## BEGIN

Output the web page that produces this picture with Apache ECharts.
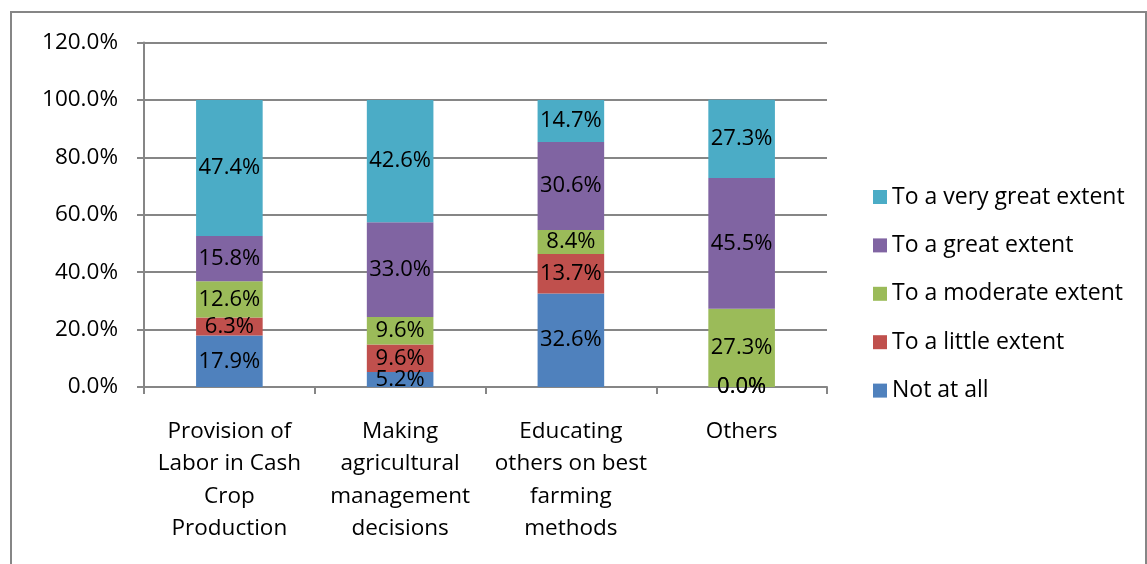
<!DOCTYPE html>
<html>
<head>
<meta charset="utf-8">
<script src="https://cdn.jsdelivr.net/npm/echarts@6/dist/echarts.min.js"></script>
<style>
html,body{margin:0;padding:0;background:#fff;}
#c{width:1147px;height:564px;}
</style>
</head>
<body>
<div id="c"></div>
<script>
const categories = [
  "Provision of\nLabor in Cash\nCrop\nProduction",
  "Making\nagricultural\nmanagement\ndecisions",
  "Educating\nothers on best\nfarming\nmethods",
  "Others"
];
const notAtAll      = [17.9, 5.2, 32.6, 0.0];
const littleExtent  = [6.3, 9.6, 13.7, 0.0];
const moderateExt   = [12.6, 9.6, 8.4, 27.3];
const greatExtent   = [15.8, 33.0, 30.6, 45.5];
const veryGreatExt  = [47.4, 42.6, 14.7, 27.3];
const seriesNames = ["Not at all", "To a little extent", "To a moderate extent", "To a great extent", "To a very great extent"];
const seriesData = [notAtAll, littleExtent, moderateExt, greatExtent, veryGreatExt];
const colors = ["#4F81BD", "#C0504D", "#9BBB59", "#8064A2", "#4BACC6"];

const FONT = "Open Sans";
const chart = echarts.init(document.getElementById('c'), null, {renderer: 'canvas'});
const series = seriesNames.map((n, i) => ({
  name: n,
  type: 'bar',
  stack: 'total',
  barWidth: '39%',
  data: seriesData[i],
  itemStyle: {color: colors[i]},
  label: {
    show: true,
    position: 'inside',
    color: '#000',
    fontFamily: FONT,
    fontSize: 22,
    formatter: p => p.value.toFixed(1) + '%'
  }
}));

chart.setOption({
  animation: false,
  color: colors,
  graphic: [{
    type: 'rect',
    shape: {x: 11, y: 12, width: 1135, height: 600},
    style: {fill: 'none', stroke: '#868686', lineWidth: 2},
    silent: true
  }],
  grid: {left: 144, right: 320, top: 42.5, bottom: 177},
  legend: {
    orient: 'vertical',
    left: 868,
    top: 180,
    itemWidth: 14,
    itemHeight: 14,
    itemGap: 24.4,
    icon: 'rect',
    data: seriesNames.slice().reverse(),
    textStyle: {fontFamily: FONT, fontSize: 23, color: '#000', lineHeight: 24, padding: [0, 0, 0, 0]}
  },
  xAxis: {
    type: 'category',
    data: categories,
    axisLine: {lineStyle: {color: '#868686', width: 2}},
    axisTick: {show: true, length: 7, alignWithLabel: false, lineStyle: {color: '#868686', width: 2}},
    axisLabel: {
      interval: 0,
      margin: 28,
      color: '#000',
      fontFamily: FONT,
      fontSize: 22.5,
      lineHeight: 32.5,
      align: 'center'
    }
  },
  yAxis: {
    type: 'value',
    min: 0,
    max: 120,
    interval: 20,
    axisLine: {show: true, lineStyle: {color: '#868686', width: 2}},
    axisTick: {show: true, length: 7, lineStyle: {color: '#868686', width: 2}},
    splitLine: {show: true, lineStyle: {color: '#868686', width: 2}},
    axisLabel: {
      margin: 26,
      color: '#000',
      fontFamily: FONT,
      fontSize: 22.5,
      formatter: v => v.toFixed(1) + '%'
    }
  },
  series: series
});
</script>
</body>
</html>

## END

Word for word, quote the lines above. Omit the pictures.

== Correct response ==
Output the web page that produces this picture with Apache ECharts.
<!DOCTYPE html>
<html>
<head>
<meta charset="utf-8">
<script src="https://cdn.jsdelivr.net/npm/echarts@6/dist/echarts.min.js"></script>
<style>
html,body{margin:0;padding:0;background:#fff;}
#c{width:1147px;height:564px;}
</style>
</head>
<body>
<div id="c"></div>
<script>
const categories = [
  "Provision of\nLabor in Cash\nCrop\nProduction",
  "Making\nagricultural\nmanagement\ndecisions",
  "Educating\nothers on best\nfarming\nmethods",
  "Others"
];
const notAtAll      = [17.9, 5.2, 32.6, 0.0];
const littleExtent  = [6.3, 9.6, 13.7, 0.0];
const moderateExt   = [12.6, 9.6, 8.4, 27.3];
const greatExtent   = [15.8, 33.0, 30.6, 45.5];
const veryGreatExt  = [47.4, 42.6, 14.7, 27.3];
const seriesNames = ["Not at all", "To a little extent", "To a moderate extent", "To a great extent", "To a very great extent"];
const seriesData = [notAtAll, littleExtent, moderateExt, greatExtent, veryGreatExt];
const colors = ["#4F81BD", "#C0504D", "#9BBB59", "#8064A2", "#4BACC6"];

const FONT = "Open Sans";
const chart = echarts.init(document.getElementById('c'), null, {renderer: 'canvas'});
const series = seriesNames.map((n, i) => ({
  name: n,
  type: 'bar',
  stack: 'total',
  barWidth: '39%',
  data: seriesData[i],
  itemStyle: {color: colors[i]},
  label: {
    show: true,
    position: 'inside',
    color: '#000',
    fontFamily: FONT,
    fontSize: 22,
    formatter: p => p.value.toFixed(1) + '%'
  }
}));

chart.setOption({
  animation: false,
  color: colors,
  graphic: [{
    type: 'rect',
    shape: {x: 11, y: 12, width: 1135, height: 600},
    style: {fill: 'none', stroke: '#868686', lineWidth: 2},
    silent: true
  }],
  grid: {left: 144, right: 320, top: 42.5, bottom: 177},
  legend: {
    orient: 'vertical',
    left: 868,
    top: 180,
    itemWidth: 14,
    itemHeight: 14,
    itemGap: 24.4,
    icon: 'rect',
    data: seriesNames.slice().reverse(),
    textStyle: {fontFamily: FONT, fontSize: 23, color: '#000', lineHeight: 24, padding: [0, 0, 0, 0]}
  },
  xAxis: {
    type: 'category',
    data: categories,
    axisLine: {lineStyle: {color: '#868686', width: 2}},
    axisTick: {show: true, length: 7, alignWithLabel: false, lineStyle: {color: '#868686', width: 2}},
    axisLabel: {
      interval: 0,
      margin: 28,
      color: '#000',
      fontFamily: FONT,
      fontSize: 22.5,
      lineHeight: 32.5,
      align: 'center'
    }
  },
  yAxis: {
    type: 'value',
    min: 0,
    max: 120,
    interval: 20,
    axisLine: {show: true, lineStyle: {color: '#868686', width: 2}},
    axisTick: {show: true, length: 7, lineStyle: {color: '#868686', width: 2}},
    splitLine: {show: true, lineStyle: {color: '#868686', width: 2}},
    axisLabel: {
      margin: 26,
      color: '#000',
      fontFamily: FONT,
      fontSize: 22.5,
      formatter: v => v.toFixed(1) + '%'
    }
  },
  series: series
});
</script>
</body>
</html>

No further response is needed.